Source excerpt =
######
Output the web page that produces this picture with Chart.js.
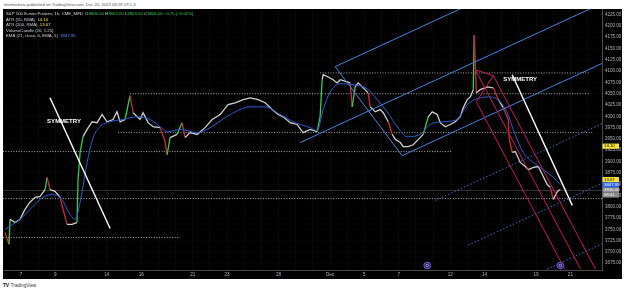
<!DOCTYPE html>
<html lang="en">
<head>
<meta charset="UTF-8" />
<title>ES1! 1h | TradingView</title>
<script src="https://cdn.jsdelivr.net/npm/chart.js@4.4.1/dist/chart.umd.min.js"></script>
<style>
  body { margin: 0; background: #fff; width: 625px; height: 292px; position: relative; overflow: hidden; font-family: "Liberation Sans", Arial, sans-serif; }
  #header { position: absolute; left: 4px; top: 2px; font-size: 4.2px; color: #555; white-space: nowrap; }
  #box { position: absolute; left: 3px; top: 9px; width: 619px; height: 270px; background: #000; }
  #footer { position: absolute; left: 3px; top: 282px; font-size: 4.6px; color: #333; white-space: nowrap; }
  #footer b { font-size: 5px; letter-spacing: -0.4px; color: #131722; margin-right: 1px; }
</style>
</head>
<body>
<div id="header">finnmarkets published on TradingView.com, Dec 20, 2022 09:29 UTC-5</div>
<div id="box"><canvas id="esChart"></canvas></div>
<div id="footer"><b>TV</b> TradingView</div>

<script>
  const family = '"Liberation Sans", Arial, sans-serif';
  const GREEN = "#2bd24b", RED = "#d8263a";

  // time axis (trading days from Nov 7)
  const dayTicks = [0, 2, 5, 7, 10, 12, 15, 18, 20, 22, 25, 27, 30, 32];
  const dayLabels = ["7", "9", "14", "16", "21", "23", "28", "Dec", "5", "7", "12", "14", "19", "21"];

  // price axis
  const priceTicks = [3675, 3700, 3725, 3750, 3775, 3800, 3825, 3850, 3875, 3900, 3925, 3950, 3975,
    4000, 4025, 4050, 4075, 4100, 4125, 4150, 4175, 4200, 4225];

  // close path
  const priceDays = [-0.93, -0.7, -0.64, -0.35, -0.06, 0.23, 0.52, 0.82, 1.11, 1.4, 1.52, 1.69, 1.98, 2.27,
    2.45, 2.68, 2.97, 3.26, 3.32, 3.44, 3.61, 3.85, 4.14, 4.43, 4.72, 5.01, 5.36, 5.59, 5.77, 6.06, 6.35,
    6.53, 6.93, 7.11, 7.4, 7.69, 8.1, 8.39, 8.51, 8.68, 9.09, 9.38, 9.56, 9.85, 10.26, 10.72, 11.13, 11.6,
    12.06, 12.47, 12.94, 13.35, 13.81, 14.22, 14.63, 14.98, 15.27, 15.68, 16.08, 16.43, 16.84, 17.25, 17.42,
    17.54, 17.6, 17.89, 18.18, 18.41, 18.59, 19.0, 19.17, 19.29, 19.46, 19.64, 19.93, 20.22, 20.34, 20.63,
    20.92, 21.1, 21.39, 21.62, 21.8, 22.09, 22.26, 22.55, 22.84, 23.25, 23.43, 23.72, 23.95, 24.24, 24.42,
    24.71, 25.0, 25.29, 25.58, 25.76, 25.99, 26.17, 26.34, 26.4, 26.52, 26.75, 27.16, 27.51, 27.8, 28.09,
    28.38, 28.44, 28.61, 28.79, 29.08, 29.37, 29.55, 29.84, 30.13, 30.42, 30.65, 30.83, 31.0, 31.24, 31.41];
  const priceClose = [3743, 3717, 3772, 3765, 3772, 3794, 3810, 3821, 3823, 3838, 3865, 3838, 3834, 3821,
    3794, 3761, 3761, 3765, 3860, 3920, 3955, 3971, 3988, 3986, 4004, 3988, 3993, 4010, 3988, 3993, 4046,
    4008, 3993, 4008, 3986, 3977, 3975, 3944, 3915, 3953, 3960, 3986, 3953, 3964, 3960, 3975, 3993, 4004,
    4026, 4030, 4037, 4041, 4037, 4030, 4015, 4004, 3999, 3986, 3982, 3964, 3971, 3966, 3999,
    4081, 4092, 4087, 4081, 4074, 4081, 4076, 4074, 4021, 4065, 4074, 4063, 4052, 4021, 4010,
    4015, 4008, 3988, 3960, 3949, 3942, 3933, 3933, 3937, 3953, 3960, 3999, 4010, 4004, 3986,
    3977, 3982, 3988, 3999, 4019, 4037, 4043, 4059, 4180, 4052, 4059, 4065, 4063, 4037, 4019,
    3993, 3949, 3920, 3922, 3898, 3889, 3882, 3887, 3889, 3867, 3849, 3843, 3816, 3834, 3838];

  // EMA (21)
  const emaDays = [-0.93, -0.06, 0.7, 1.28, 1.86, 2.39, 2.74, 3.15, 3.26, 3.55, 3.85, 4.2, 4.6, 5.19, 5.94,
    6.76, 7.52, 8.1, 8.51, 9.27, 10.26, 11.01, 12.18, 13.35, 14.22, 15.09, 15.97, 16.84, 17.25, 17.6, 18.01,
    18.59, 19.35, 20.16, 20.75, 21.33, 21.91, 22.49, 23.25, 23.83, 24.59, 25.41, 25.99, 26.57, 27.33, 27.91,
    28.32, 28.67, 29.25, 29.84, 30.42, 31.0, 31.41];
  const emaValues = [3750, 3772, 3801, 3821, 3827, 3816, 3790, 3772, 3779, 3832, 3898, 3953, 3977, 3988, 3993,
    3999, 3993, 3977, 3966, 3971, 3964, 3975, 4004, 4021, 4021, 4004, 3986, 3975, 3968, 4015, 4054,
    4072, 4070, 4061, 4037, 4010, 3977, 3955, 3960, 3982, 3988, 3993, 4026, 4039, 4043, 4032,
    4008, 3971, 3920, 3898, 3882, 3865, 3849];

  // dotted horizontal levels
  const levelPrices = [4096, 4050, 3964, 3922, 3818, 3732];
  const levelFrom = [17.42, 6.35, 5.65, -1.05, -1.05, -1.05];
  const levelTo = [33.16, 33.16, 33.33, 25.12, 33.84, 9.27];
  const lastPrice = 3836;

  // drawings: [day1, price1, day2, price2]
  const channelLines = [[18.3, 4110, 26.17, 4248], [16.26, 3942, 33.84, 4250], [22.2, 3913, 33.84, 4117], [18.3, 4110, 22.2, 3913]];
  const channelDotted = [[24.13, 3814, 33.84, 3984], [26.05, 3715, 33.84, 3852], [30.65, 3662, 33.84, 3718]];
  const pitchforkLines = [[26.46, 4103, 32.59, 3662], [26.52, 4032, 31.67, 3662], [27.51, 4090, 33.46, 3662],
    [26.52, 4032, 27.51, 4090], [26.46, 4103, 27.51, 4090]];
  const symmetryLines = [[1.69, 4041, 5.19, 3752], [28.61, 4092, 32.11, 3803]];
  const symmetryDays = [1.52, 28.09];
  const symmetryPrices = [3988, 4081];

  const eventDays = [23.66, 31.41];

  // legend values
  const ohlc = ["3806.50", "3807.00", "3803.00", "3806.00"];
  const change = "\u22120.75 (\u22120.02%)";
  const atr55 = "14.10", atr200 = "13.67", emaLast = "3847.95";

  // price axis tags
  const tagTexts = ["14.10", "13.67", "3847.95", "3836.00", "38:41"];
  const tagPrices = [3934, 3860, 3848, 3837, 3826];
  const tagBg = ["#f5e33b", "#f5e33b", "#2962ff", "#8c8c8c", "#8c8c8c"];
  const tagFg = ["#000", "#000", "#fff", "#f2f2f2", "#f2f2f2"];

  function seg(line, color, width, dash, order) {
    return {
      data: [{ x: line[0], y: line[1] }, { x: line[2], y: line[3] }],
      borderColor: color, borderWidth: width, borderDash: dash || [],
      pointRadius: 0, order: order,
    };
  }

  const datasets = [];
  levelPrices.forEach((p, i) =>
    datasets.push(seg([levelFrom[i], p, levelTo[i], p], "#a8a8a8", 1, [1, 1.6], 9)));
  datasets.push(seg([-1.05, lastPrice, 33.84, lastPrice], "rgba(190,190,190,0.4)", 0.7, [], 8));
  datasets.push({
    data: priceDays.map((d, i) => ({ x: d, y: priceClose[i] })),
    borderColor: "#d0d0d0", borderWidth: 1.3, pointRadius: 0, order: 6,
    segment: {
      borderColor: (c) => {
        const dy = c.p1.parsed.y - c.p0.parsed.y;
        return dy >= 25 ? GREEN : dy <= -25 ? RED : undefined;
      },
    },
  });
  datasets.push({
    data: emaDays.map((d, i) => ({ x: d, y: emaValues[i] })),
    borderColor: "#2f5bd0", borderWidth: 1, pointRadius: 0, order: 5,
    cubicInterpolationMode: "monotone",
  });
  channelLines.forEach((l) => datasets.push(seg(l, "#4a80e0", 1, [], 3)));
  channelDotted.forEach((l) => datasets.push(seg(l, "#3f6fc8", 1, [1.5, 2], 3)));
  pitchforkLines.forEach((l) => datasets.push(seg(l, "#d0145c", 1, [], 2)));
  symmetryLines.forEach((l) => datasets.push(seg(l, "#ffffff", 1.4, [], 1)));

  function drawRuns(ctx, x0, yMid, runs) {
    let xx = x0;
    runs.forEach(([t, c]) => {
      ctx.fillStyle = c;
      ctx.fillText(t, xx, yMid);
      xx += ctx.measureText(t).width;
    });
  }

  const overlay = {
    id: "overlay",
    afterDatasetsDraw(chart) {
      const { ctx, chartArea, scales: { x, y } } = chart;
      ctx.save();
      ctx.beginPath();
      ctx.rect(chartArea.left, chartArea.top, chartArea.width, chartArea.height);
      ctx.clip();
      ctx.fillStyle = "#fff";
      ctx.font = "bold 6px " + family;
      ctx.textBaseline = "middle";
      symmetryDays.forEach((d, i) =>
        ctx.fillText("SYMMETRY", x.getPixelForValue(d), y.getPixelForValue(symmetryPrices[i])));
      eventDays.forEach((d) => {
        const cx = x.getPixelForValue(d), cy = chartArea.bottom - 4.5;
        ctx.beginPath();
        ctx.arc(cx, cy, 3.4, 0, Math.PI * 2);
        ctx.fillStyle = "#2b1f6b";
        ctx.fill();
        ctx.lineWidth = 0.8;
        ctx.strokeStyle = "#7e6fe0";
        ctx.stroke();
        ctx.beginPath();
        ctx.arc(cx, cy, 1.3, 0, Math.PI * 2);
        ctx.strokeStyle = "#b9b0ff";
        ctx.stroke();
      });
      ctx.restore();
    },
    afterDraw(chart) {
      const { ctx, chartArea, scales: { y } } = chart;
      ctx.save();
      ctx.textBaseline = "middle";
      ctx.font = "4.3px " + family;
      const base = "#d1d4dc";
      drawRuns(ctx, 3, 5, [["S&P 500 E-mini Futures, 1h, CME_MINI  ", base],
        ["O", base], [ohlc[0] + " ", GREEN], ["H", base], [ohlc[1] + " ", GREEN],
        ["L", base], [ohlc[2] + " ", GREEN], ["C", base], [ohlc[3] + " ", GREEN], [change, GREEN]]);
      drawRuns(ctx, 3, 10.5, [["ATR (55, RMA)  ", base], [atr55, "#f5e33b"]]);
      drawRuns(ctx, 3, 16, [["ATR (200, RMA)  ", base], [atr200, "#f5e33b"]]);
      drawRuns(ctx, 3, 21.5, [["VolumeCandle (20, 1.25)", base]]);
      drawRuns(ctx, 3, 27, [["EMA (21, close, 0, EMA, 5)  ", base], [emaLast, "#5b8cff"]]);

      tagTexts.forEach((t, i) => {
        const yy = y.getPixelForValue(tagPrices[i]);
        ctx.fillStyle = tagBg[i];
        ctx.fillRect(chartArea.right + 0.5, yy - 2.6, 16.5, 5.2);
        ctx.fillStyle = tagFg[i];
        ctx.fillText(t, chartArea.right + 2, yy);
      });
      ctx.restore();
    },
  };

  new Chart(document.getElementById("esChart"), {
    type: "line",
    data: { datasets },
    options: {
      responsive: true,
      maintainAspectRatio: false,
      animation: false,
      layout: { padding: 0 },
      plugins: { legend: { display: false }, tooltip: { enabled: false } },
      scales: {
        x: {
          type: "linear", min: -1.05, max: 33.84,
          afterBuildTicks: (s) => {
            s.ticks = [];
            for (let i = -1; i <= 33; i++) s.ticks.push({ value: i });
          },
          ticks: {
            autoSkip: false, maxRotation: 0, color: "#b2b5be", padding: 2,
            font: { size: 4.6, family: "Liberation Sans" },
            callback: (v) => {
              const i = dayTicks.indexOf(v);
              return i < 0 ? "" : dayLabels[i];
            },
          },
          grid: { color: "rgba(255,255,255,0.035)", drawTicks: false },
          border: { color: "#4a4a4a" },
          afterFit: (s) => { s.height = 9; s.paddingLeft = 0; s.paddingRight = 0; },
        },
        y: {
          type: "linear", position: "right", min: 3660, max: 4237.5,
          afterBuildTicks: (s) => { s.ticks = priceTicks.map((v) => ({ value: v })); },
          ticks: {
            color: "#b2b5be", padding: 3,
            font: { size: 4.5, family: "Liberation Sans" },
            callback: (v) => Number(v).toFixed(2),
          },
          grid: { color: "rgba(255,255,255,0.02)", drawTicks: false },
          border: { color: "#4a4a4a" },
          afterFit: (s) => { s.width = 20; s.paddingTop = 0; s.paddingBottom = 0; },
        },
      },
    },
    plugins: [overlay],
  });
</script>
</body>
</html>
######
Instructions to follow = Transcribe the opening line of the listing above, please, and every line after it through the line with "4000, 4025, 4050, 4075, 4100, 4125, 4150, 4175, 4200, 4225];", word for word, without pictures.

Solution for this task =
Output the web page that produces this picture with Chart.js.
<!DOCTYPE html>
<html lang="en">
<head>
<meta charset="UTF-8" />
<title>ES1! 1h | TradingView</title>
<script src="https://cdn.jsdelivr.net/npm/chart.js@4.4.1/dist/chart.umd.min.js"></script>
<style>
  body { margin: 0; background: #fff; width: 625px; height: 292px; position: relative; overflow: hidden; font-family: "Liberation Sans", Arial, sans-serif; }
  #header { position: absolute; left: 4px; top: 2px; font-size: 4.2px; color: #555; white-space: nowrap; }
  #box { position: absolute; left: 3px; top: 9px; width: 619px; height: 270px; background: #000; }
  #footer { position: absolute; left: 3px; top: 282px; font-size: 4.6px; color: #333; white-space: nowrap; }
  #footer b { font-size: 5px; letter-spacing: -0.4px; color: #131722; margin-right: 1px; }
</style>
</head>
<body>
<div id="header">finnmarkets published on TradingView.com, Dec 20, 2022 09:29 UTC-5</div>
<div id="box"><canvas id="esChart"></canvas></div>
<div id="footer"><b>TV</b> TradingView</div>

<script>
  const family = '"Liberation Sans", Arial, sans-serif';
  const GREEN = "#2bd24b", RED = "#d8263a";

  // time axis (trading days from Nov 7)
  const dayTicks = [0, 2, 5, 7, 10, 12, 15, 18, 20, 22, 25, 27, 30, 32];
  const dayLabels = ["7", "9", "14", "16", "21", "23", "28", "Dec", "5", "7", "12", "14", "19", "21"];

  // price axis
  const priceTicks = [3675, 3700, 3725, 3750, 3775, 3800, 3825, 3850, 3875, 3900, 3925, 3950, 3975,
    4000, 4025, 4050, 4075, 4100, 4125, 4150, 4175, 4200, 4225];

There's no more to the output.